We are headquartered in Chennai in South India, and we are one of India’s major national dailies.
How The Hindu Uses Semantic and Functional Tags Today
Jiri: That is really impressive. Thank you for the overview, it sets the scene perfectly. Now let us talk about semantic tagging, the reason we are here. You have been working with semantic tags, or content tags, for quite some time. Could you walk us through how they are used at The Hindu and what benefits they bring for the newsroom, your readers, or even for the business?
Suresh: Until now, our tagging has been entirely manual. From an article standpoint, we use IPTC tags, and the editorial staff applies them manually.
We also use what we call functional tags. These help us organize and group articles. For example, if we select a tag, we can pull up all articles connected to it and display them together or identify the latest updates on a given topic.

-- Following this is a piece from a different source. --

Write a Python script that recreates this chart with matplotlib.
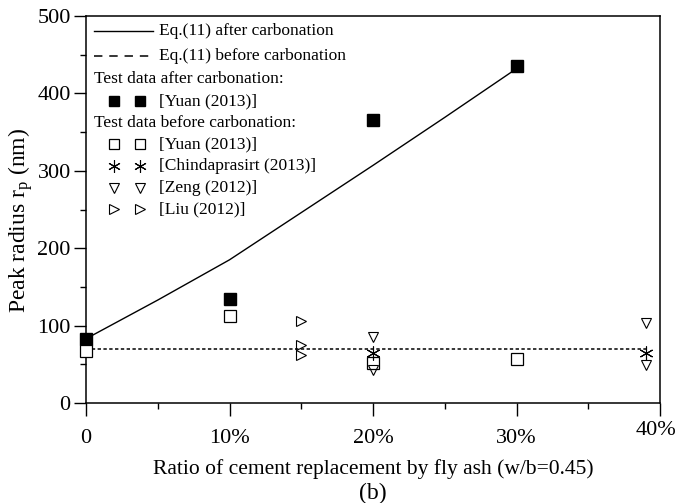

That is one use case, but functional tags mainly drive internal workflows. They mark breaking news, premium versus free articles, or indicate that an article should be included in a newsletter. When an editor feels a piece is suitable for a newsletter, they add the tag and the newsletter system picks it up automatically.
For Business Line, our financial daily, we use tags to identify companies listed on the stock exchange. When an article is written about a listed company, it receives a company tag. This allows us to group all related articles and information about that company at any time.
These tags are used during rendering in the CUE frontend. When a user opens an article about a particular company, the system can immediately display all related content and group the company information in a dedicated section.
Functional tags also help us distinguish magazine articles from daily newspaper content.
So, at a high level, we work with two broad categories of tags: article tags and functional tags. The uses I just described cover the main reasons we rely on them. And for now, everything is still done manually. Our staff applies the tags themselves as they create the articles.
The Move to Automation: Why Shift From Manual Tagging?
Jiri: Looking ahead, you recently completed an upgrade of your CUE platform, congratulations on that.
Suresh: Thank you.
Jiri: And with that upgrade, you also rolled out Geneea’s automated tagging service across your content. Until now, as you said, your journalists have been tagging everything manually. What prompted you to move toward an automated system? Was the goal simply to save time, or are there other benefits you are aiming for?
Suresh: When we evaluated tagging, we looked at five major aspects that convinced us to adopt automated semantic tagging. Saving journalists’ time is certainly a benefit, but the shift is really part of our broader strategy to improve the quality, consistency, and discoverability of our content across all platforms.
The Five Strategic Drivers Behind Automated Tagging
The first aspect is consistency and accuracy. With manual tagging, two people might tag the same article differently, or someone under deadline pressure might forget to add an important tag. Automated tagging ensures that every piece of content is classified using the same taxonomy and logic. That consistency is crucial for downstream uses such as search, personalization, and analytics.
The second aspect is editorial efficiency. We want our journalists to focus on high value work, such as reporting, investigation, and storytelling, rather than repetitive manual tasks. Tagging is a prime candidate for automation.
The third aspect is richer metadata at scale. Automation lets us tag content with far greater depth than humans can reasonably manage. A model can detect entities, themes, sentiment, locations, people, organizations, events, and much more. It can also do this across thousands of articles every day. This creates a detailed content graph that supports both user experience and operational insights.
The next aspect is improving search, recommendations, and SEO. Better metadata leads to better search results and stronger interlinking of articles. When metadata is consistent, external search engines can understand and rank our content more effectively.
Then there is personalization and analytics. Consistent structured metadata is the backbone of personalization. Automated tagging allows us to understand content at a granular level and match it to user preferences. It also helps us analyze coverage trends, engagement patterns, content gaps, and emerging topics.
Finally, we are future proofing our CMS and newsroom workflows. Automated tagging becomes a foundational layer for introducing more AI into the newsroom, such as summarization or language enhancements. It strengthens the entire publishing system.
Looking Ahead: Tagging as the Intelligence Layer of Publishing
To sum it up, automated tagging is not just a workflow upgrade for us. It is a strategic investment in the intelligence layer of our publishing stack. It improves editorial quality, enhances the reader experience, and provides the structured data foundation we need for personalization, analytics, and future initiatives.
Jiri: Thank you, Suresh, for giving us a look behind the scenes at The Hindu and for sharing such a clear picture of what tagging can do for a publishing company like yours.
The Hindu’s move to automated semantic tagging marks a major step toward a more efficient, data-driven newsroom. One where journalists can focus on reporting while AI handles the structural work that powers discovery, personalization, and long-term value.
A big thank-you to Stibo DX for hosting us at CUE Days 2025 in Copenhagen and for the space and support that made this interview possible.
And of course, a big thank-you to Suresh Vijayaraghavan for sharing these insights and for giving us a window into how a leading global publisher is preparing for the next chapter in digital journalism.